Another key fact is that there are only two units in $\mathbb{Z}[\sqrt{-2}]$. To prove this you only need to show that the equation $x^2 + 2y^2 = 1$ has only two solutions in integers (0 and negative integers allowed). Those solutions are 1 and $-1$ (this is true of almost all $\mathbb{Z}[\sqrt{d}]$ or $\mathcal{O}_{\mathbb{Q}[\sqrt{d}]}$ for which squarefree $d < 0$).

And now, to generalize. If $d = 1$, 2, 3, 7, 11, 19, 43, 67 or 163, then $\mathbb{Z}[\sqrt{-d}]$ or $\mathcal{O}_{\mathbb{Q}[\sqrt{-d}]}$ is a unique factorization domain and the equation $x^2 + dy^2 = p$ has only one solution in positive integers.
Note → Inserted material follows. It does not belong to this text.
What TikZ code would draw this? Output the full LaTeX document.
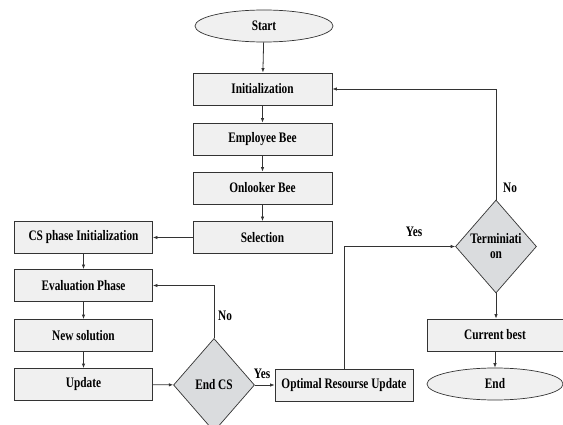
\documentclass[tikz,border=0pt]{standalone}
\usepackage{fontspec}
\setmainfont[FakeStretch=0.78]{Liberation Serif}
\usetikzlibrary{shapes.geometric,arrows.meta}
\definecolor{boxfill}{HTML}{F0F0F0}
\definecolor{dmfill}{HTML}{DADCDE}
\definecolor{linec}{HTML}{333333}
\tikzset{
  every node/.style={font=\fontsize{14.5}{15}\selectfont\bfseries},
  procbox/.style={draw=linec, line width=0.8pt, fill=boxfill, rectangle, minimum width=139pt, minimum height=32pt, inner sep=0pt},
  termellipse/.style={draw=linec, line width=0.7pt, fill=boxfill, ellipse, minimum width=138pt, minimum height=32pt, inner sep=0pt},
  decide/.style={draw=linec, line width=0.7pt, fill=dmfill, diamond, minimum width=81pt, minimum height=93pt, inner sep=0pt, align=center},
  flow/.style={draw=linec, line width=0.8pt, -{Latex[length=4.5pt,width=3.5pt]}},
  lbl/.style={text=black}
}
\begin{document}
\begin{tikzpicture}[x=1pt,y=-1pt]
\useasboundingbox (0,0) rectangle (563,425);
\clip (0,0) rectangle (563,425);
\node[termellipse] (start) at (264,26) {Start};
\node[procbox] (init) at (262.5,89) {Initialization};
\node[procbox] (emp) at (262.5,139) {Employee Bee};
\node[procbox] (onl) at (262.5,188) {Onlooker Bee};
\node[procbox] (sel) at (262.5,237.5) {Selection};
\node[procbox, minimum width=138pt] (cs) at (83.5,237.5) {CS phase Initialization};
\node[procbox, minimum width=138pt] (eval) at (83.5,285.5) {Evaluation Phase};
\node[procbox, minimum width=138pt] (new) at (83.5,335.5) {New solution};
\node[procbox, minimum width=138pt] (upd) at (83.5,384.5) {Update};
\node[decide] (endcs) at (214,385) {End CS};
\node[procbox, minimum width=138pt] (opt) at (344,385) {Optimal Resourse Update};
\node[decide] (term) at (496,246.5) {Terminiati\\on};
\node[procbox, minimum width=136pt] (cur) at (495,335) {Current best};
\node[termellipse, minimum width=136pt] (end) at (495,384) {End};

\draw[flow] (start) -- (init);
\draw[flow] (init) -- (emp);
\draw[flow] (emp) -- (onl);
\draw[flow] (onl) -- (sel);
\draw[flow] (sel) -- (cs);
\draw[flow] (cs) -- (eval);
\draw[flow] (eval) -- (new);
\draw[flow] (new) -- (upd);
\draw[flow] (upd) -- (endcs);
\draw[flow] (endcs.north) |- (eval.east);
\draw[flow] (endcs) -- (opt);
\draw[flow] (opt.north) |- (term.west);
\draw[flow] (term.north) |- (init.east);
\draw[flow] (term.south) -- (term.south |- cur.north);
\draw[flow] (cur.south) -- (cur.south |- end.north);

\node[lbl] (lno1) at (225,316) {No};
\node[lbl] (lyes1) at (262,374) {Yes};
\node[lbl] (lyes2) at (414,232) {Yes};
\node[lbl] (lno2) at (510,188) {No};
\end{tikzpicture}
\end{document}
Maybe there are infinitely many positive $d$ which correspond to $\mathbb{Z}[\sqrt{d}]$ or $\mathcal{O}_{\mathbb{Q}[\sqrt{d}]}$ which are unique factorization domains. But that doesn't matter, because the equation $x^2 - dy^2 = p$ has either infinitely many solutions or no solutions at all, and that's because the equation $x^2 - dy^2 = \pm1$ has infinitely many solutions, meaning that there are infinitely many units which are powers of each other.

From a single solution we can obtain as many other solutions as we want by multiplying it by units. For example, solve $x^2 - 2y^2 = 7$. Working in $\mathbb{Z}[\sqrt{2}]$, we have $(3 - \sqrt{2})(3 + \sqrt{2}) = 3^2 - 2 \times 1^2 = 7$. The units in $\mathbb{Z}[\sqrt{2}]$ are of the form $(1 + \sqrt{2})^n$ with $n \in \mathbb{Z}$. Thus from $(3 - \sqrt{2})(1 - \sqrt{2})^n$ we can derive infinitely many other solutions, like $x = 13$, $y = 9$; $x = 75$, $y = 53$; etc. (I'm deliberately skipping over solutions to $x^2 - 2y^2 = -7$).